Two prints decide it; the FTC monopoly trial slipped to 2027

  • Late July 2026 — Q2 FY26 print. First test of the Q1 trajectory off a tougher comp, with a $1B Amazon Leo cost step-up and the OI guide ($20–24B) running slightly below sell-side. The 10-Q discloses the AP balance and refreshed AWS backlog — the cleanest single read on the variant view.
  • Late October 2026 — Q3 FY26 print. The pivot. FY25's $132B capex begins flowing through depreciation; the bull case requires AWS segment margin above 33% with growth above 25%. A miss on either side moves the stock 10% in a session.
  • H2 FY26 — next Anthropic external mark.
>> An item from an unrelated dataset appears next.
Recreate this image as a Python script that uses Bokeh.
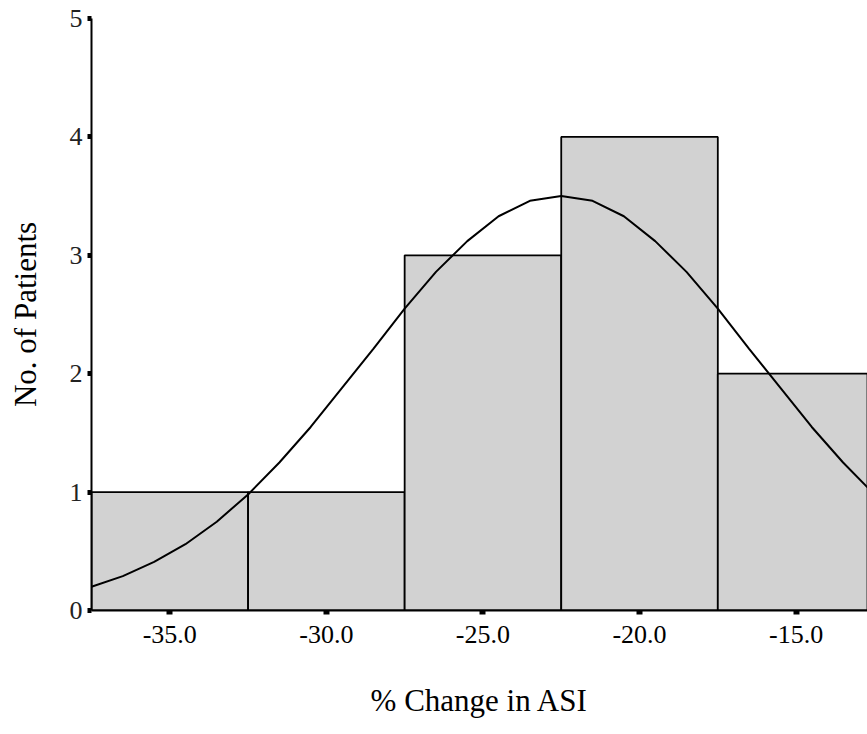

A flat or down round reverses $1+/share of GAAP EPS in a single line and reframes whether FY25 was the run-rate. The FTC monopoly bench trial — once the dominant 2026 risk — has been pushed to February 9, 2027.
6 · Bull and Bear

Lean long, wait for confirmation — the franchise favors the bull, the entry doesn't

  • For. 17.2× EV/EBITDA is a generational floor for this franchise; AWS just reaccelerated to 24% in Q4 and 28% in Q1 FY26 — a 15-quarter high — on $244B of contracted backlog with named wins from OpenAI, Visa, BlackRock, Adobe, and the Meta–Graviton deal signed April 24.
  • For. Operating cash flow ($139.5B) already funds the $200B capex line; the balance sheet has actively de-leveraged through the build (D/E from 0.96 to 0.37 in three years). North America retail margin doubled to 9% over eight quarters as cost-to-serve fell.
  • Against. $50–65B of incremental annual depreciation lands in FY26 from FY25 capex, on top of a server-life cut from 6 back to 5 years that admits AI gear obsolesces faster than management's own 2024 estimate. AWS 35% margin has not been tested at this depreciation intensity.
  • Against. Strip the Anthropic mark, the DPO stretch, and the cash-tax windfall and FY25 EBITDA is 10–12% lower — the cheap-multiple narrative collapses to an in-line print. A $2.5B FTC settlement on Prime dark patterns and a separate September 2025 federal ruling on Prime billing add an open consumer-protection liability.
My view — own the franchise, size the conviction. Verdict flips to lean long outright on Q2 or Q3 prints with AWS segment margin ≥35%, consolidated op margin ≥10%, and DPO holding above 108 days; flips to avoid if AWS margin compresses below 30% in any FY26 quarter or the next Anthropic mark prints down.

Watchlist to re-rate: AWS segment operating margin in the Q2 and Q3 FY26 prints; AP balance and trailing DPO in the late-July 10-Q; the next Anthropic external valuation event in H2 FY26.